Author | : Nowell Marshall |
Publisher | : Bucknell University Press |
Total Pages | : 221 |
Release | : 2013-07-22 |
Genre | : Literary Criticism |
ISBN | : 1611484677 |
Combining queer theory with theories of affect, psychoanalysis, and Foucauldian genealogy, Romanticism, Gender, and Violence: Blake to George Sodini theorizes performative melancholia, a condition where, regardless of sexual orientation, overinvestment in gender norms causes subjects who are unable to embody those norms to experience socially expected (‘normal’) gender as something unattainable or lost. This perceived loss causes an ambivalence within the subject that can lead to self-inflicted violence (masochism, suicide) or violence toward others (sadism, murder). Reading a range of Romantic poetry and novels between 1790-1820, but ultimately moving beyond the period to show its contemporary cultural relevance through readings of Eliot’s The Mill on the Floss, Virginia Woolf’s Mrs. Dalloway, Andrew Holleran’s Dancer from the Dance, and George Sodini’s 2009 murder-suicide case, this study argues that we need to move beyond focusing on bullying, teens, and LGBT students and look at our cultural investment in gender normativity itself. Doing so allows us to recognize that the relationship between non-normative gender performance and violence is not simply a gay problem; it is a human problem that can affect people of any sex, sexuality, age, race, or ethnicity and one that we can trace back to the Romantic period.

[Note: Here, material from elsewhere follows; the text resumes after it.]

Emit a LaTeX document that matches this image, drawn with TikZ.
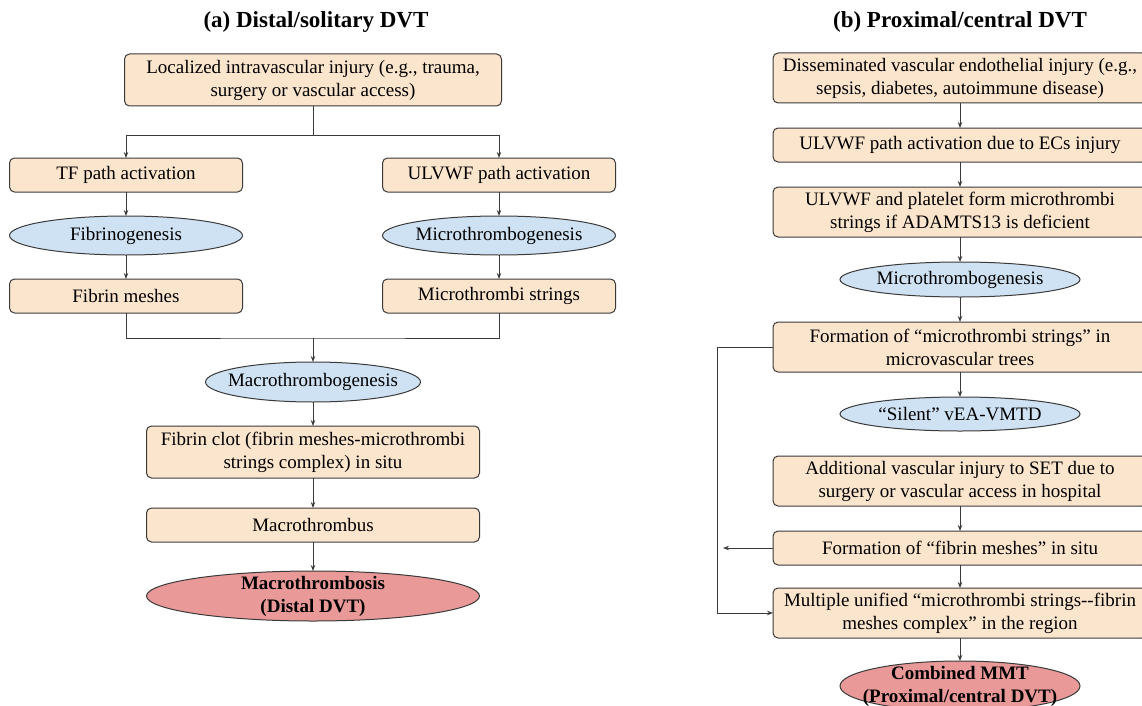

Bringing late 18th-century novels into conversation with both canonical and lesser-known Romantic poetry, allows us to see that, as people whose performance of gender occasionally exceeds the normal, we too often internalize these norms and punish ourselves or others for our inability to adhere to them. Contrasting paired chapters by male and female authors and including sections on failed romantic coupling, melancholic femininities, melancholic masculinities, failed gender performance and madness, and ending with a section titled After Romanticism, this study works on multiple levels to complicate previous understandings of gender and violence in Romanticism while also offering a model for contemporary issues relating to gender and violence among people who ‘fail’ to perform gender according to social norms.